帝国データバンク(TDB、東京都港区)が11月6日公表した、2024年10月の景気動向調査結果によると、景気DIは前月比0.3ポイント減の44.3となり、4カ月ぶりに悪化した。「建設」のDIは47.8で、前月から横ばいとなっている。防災・災害復旧工事や大都市圏での再開発が好調だった。今後の見通しでは、景気DIは同0.2ポイント増の44.5となると予想した。
需要あるも人材不足で受注できず
「建設」では、個別意見として「労務・材料費の価格転嫁もできて順調」(建築工事)、「能登半島地震による特需がある」(屋根工事)といった声があった一方で、「人材が不足するほど受注が増加しているため、低価格での受注は断らざるを得なくなっている」(一般電気工事)、「潜在的な建設需要はあるようだが、ゼネコンの現場における管理者不足により着工される物件数が減少している」(鉄筋工事)など、人材不足に関する懸念が見られた。住宅関連では「資材高騰で新築が減ることが見込まれる」(防水工事)との意見があった。

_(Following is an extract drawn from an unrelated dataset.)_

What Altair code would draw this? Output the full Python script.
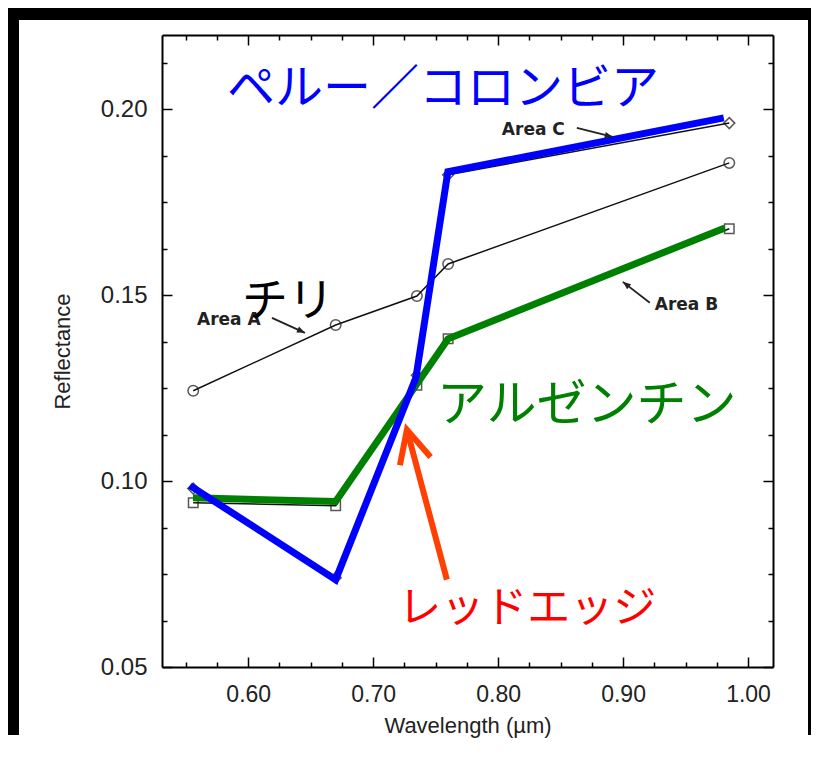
import math
import altair as alt
import pandas as pd

# ---------------- data ----------------
wavelength = [0.556, 0.670, 0.735, 0.760, 0.985]
area_a = [0.1243, 0.1420, 0.1498, 0.1584, 0.1856]
area_b = [0.0942, 0.0934, 0.1258, 0.1383, 0.1679]
area_c = [0.0980, 0.0740, 0.1285, 0.1824, 0.1963]

argentina_x = [0.5558, 0.670, 0.760, 0.9814]
argentina_y = [0.0955, 0.0945, 0.1383, 0.1681]
peru_x = [0.5534, 0.670, 0.7342, 0.7598, 0.9806]
peru_y = [0.0988, 0.0735, 0.1278, 0.1832, 0.1977]

x_major = [0.60, 0.70, 0.80, 0.90, 1.00]
x_minor = [0.55, 0.575, 0.625, 0.65, 0.675, 0.725, 0.75, 0.775,
           0.825, 0.85, 0.875, 0.925, 0.95, 0.975]
y_major = [0.05, 0.10, 0.15, 0.20]
y_minor = [0.0625, 0.075, 0.0875, 0.1125, 0.125, 0.1375,
           0.1625, 0.175, 0.1875, 0.2125]

jp_text = ["ペルー／コロンビア", "チリ", "アルゼンチン", "レッドエッジ"]
jp_x = [0.7558, 0.6318, 0.8710, 0.8234]
jp_y = [0.2052, 0.1482, 0.1203, 0.0655]

area_text = ["Area A", "Area B", "Area C"]
area_tx = [0.559, 0.9254, 0.803]
area_ty = [0.1434, 0.1474, 0.1945]

# small arrows: tail -> tip
arrow_x = [0.619, 0.9214, 0.863]
arrow_y = [0.14392, 0.14796, 0.1950]
arrow_x2 = [0.6454, 0.8998, 0.8918]
arrow_y2 = [0.13989, 0.15360, 0.19258]

red_x, red_y, red_x2, red_y2 = [0.759], [0.0735], [0.727], [0.1138]

# ---------------- layout ----------------
W, H = 611, 632
XD = [0.531, 1.02]
YD = [0.05, 0.22]
xs = alt.Scale(domain=XD, nice=False, zero=False)
ys = alt.Scale(domain=YD, nice=False, zero=False)

LABEL_FONT = "Liberation Sans"
JP_FONT = "Noto Sans CJK JP"


def head_angle(x, y, x2, y2):
    dx = (x2 - x) * W / (XD[1] - XD[0])
    dy = -(y2 - y) * H / (YD[1] - YD[0])
    return math.degrees(math.atan2(dx, -dy)) % 360


def tick_axis(orient, offset, values, size, domain=False):
    return alt.Axis(orient=orient, offset=offset, values=values, tickSize=size,
                    tickWidth=1.5, tickColor="black", labels=False, domain=domain,
                    domainColor="black", domainWidth=2, grid=False, title=None,
                    zindex=2)


def X(axis=None):
    return alt.X("x:Q", scale=xs, axis=axis)


def Y(axis=None):
    return alt.Y("y:Q", scale=ys, axis=axis)


main_x_axis = alt.Axis(orient="bottom", values=x_major, format=".2f", ticks=False,
                       labelFont=LABEL_FONT, labelFontSize=23, labelColor="#222",
                       labelPadding=16, labelFlush=False, domain=True,
                       domainColor="black", domainWidth=2, grid=False,
                       title="Wavelength (µm)", titleFont=LABEL_FONT,
                       titleFontSize=22, titleFontWeight="normal",
                       titleColor="#222", titlePadding=9, zindex=2)
main_y_axis = alt.Axis(orient="left", values=y_major, format=".2f", ticks=False,
                       labelFont=LABEL_FONT, labelFontSize=24, labelColor="#222",
                       labelPadding=15, labelFlush=False, domain=True,
                       domainColor="black", domainWidth=2, grid=False,
                       title="Reflectance", titleFont=LABEL_FONT,
                       titleFontSize=22, titleFontWeight="normal",
                       titleColor="#222", titlePadding=26, zindex=2)

df_a = pd.DataFrame({"x": wavelength, "y": area_a})
df_b = pd.DataFrame({"x": wavelength, "y": area_b})
df_c = pd.DataFrame({"x": wavelength, "y": area_c})
df_arg = pd.DataFrame({"x": argentina_x, "y": argentina_y})
df_peru = pd.DataFrame({"x": peru_x, "y": peru_y})

layers = []

# black frame around the picture, then the white page panel
one = pd.DataFrame({"k": [0]})
layers.append(
    alt.Chart(one).mark_rect(color="black").encode(
        x=alt.value(-154), x2=alt.value(649), y=alt.value(-27), y2=alt.value(700))
)
layers.append(
    alt.Chart(one).mark_rect(color="white").encode(
        x=alt.value(-143), x2=alt.value(646), y=alt.value(-15), y2=alt.value(900))
)

thin = dict(color="#111", strokeWidth=1.5)

# Area A (circles) + main axes
layers.append(alt.Chart(df_a).mark_line(**thin).encode(x=X(main_x_axis), y=Y(main_y_axis)))
layers.append(alt.Chart(df_a).mark_point(shape="circle", filled=False, size=110,
                                         color="#111", strokeWidth=1.5).encode(x=X(), y=Y()))
# Area B (squares) + inward major ticks at bottom / left
layers.append(alt.Chart(df_b).mark_line(**thin).encode(
    x=X(tick_axis("top", -H, x_major, 10)), y=Y(tick_axis("right", -W, y_major, 10))))
layers.append(alt.Chart(df_b).mark_point(shape="square", filled=False, size=90,
                                         color="#111", strokeWidth=1.5).encode(x=X(), y=Y()))
# Area C (diamonds) + inward major ticks at top / right with frame
layers.append(alt.Chart(df_c).mark_line(**thin).encode(
    x=X(tick_axis("bottom", -H, x_major, 10, True)),
    y=Y(tick_axis("left", -W, y_major, 10, True))))
layers.append(alt.Chart(df_c).mark_point(shape="diamond", filled=False, size=120,
                                         color="#111", strokeWidth=1.5).encode(x=X(), y=Y()))
# thick overlays + minor ticks
layers.append(alt.Chart(df_arg).mark_line(color="#008000", strokeWidth=7).encode(
    x=X(tick_axis("top", -H, x_minor, 5)), y=Y(tick_axis("right", -W, y_minor, 5))))
layers.append(alt.Chart(df_peru).mark_line(color="#0000ff", strokeWidth=7).encode(
    x=X(tick_axis("bottom", -H, x_minor, 5)), y=Y(tick_axis("left", -W, y_minor, 5))))

# small "Area" labels and arrows
df_area = pd.DataFrame({"x": area_tx, "y": area_ty, "t": area_text})
layers.append(alt.Chart(df_area).mark_text(font="DejaVu Sans", fontSize=17, fontWeight="bold",
                                           color="#222", align="left",
                                           baseline="middle").encode(
    x=X(), y=Y(), text="t:N"))
df_arrow = pd.DataFrame({"x": arrow_x, "y": arrow_y, "x2": arrow_x2, "y2": arrow_y2})
df_arrow["ang"] = [head_angle(a, b, c, d) for a, b, c, d in zip(arrow_x, arrow_y, arrow_x2, arrow_y2)]
layers.append(alt.Chart(df_arrow).mark_rule(color="#222", strokeWidth=1.8).encode(
    x=X(), y=Y(), x2="x2:Q", y2="y2:Q"))
layers.append(alt.Chart(df_arrow).mark_point(shape="M 0 0 L -0.4 1 L 0.4 1 Z", filled=True,
                                             size=256, color="#222", opacity=1).encode(
    x=alt.X("x2:Q", scale=xs, axis=None), y=alt.Y("y2:Q", scale=ys, axis=None),
    angle=alt.Angle("ang:Q", scale=None)))

# Japanese annotations
jp_style = [("#0000ff", 48), ("#000000", 46), ("#008000", 50), ("#ff0000", 43)]
for t, x, y, (col, fs) in zip(jp_text, jp_x, jp_y, jp_style):
    layers.append(alt.Chart(pd.DataFrame({"x": [x], "y": [y], "t": [t]})).mark_text(
        font=JP_FONT, fontSize=fs, color=col, align="center", baseline="middle").encode(
        x=X(), y=Y(), text="t:N"))

# red-edge arrow
df_red = pd.DataFrame({"x": red_x, "y": red_y, "x2": red_x2, "y2": red_y2})
df_red["ang"] = [head_angle(red_x[0], red_y[0], red_x2[0], red_y2[0])]
layers.append(alt.Chart(df_red).mark_rule(color="#ff4000", strokeWidth=6).encode(
    x=X(), y=Y(), x2="x2:Q", y2="y2:Q"))
layers.append(alt.Chart(df_red).mark_point(shape="M -0.49 1 L 0 0 L 0.49 1", filled=False,
                                           size=4200, color="#ff4000", strokeWidth=6,
                                           opacity=1).encode(
    x=alt.X("x2:Q", scale=xs, axis=None), y=alt.Y("y2:Q", scale=ys, axis=None),
    angle=alt.Angle("ang:Q", scale=None)))

chart = alt.layer(*layers).resolve_axis(x="independent", y="independent").properties(
    width=W, height=H, background="white",
    padding={"left": 154, "top": 27, "right": 38, "bottom": 78},
    autosize=alt.AutoSizeParams(type="none"),
).configure_view(strokeWidth=0)

chart.save("out.html", embed_options={"renderer": "svg", "actions": False})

企業規模別では、「大企業」(DI:48.3)は前月から0.2 ポイント減少し、6カ月ぶりに悪化。「建設」は住宅着工戸数の低迷により、住宅資材関連が苦しい状況となっている。「中小企業」(43.6)は0.3ポイント減、「小規模企業」(42.7)は0.3 ポイント減となり、すべての規模で悪化した。
地域別では、「四国」「北関東」の2地域で改善。「北海道」「近畿」など8地域で悪化した。都道府県別では19府県で改善し、27都道府県で悪化した。一部の地域で公共工事の低迷が下押し要因となっている。
インバウンド需要続く見通し
「建設」における今後の見通しでは、「当分インバウンドの活況は継続し、ホテルのリプレースや新規オープンなどプラス材料が多い状況は続くだろう」(電気配線工事)、「激甚化する自然災害への対応として、構造物メンテナンスのニーズは今後も高い水準で推移するとみている」(一般土木建築工事)など、インバウンドや災害対策関連などで好調を予想。一方で「仕事はあるが、人手不足で請けられない」(塗装工事)、「土地代・建築費の高騰や金利の上昇による影響が続く」(木造建築工事)といった悲痛な声も聞かれた。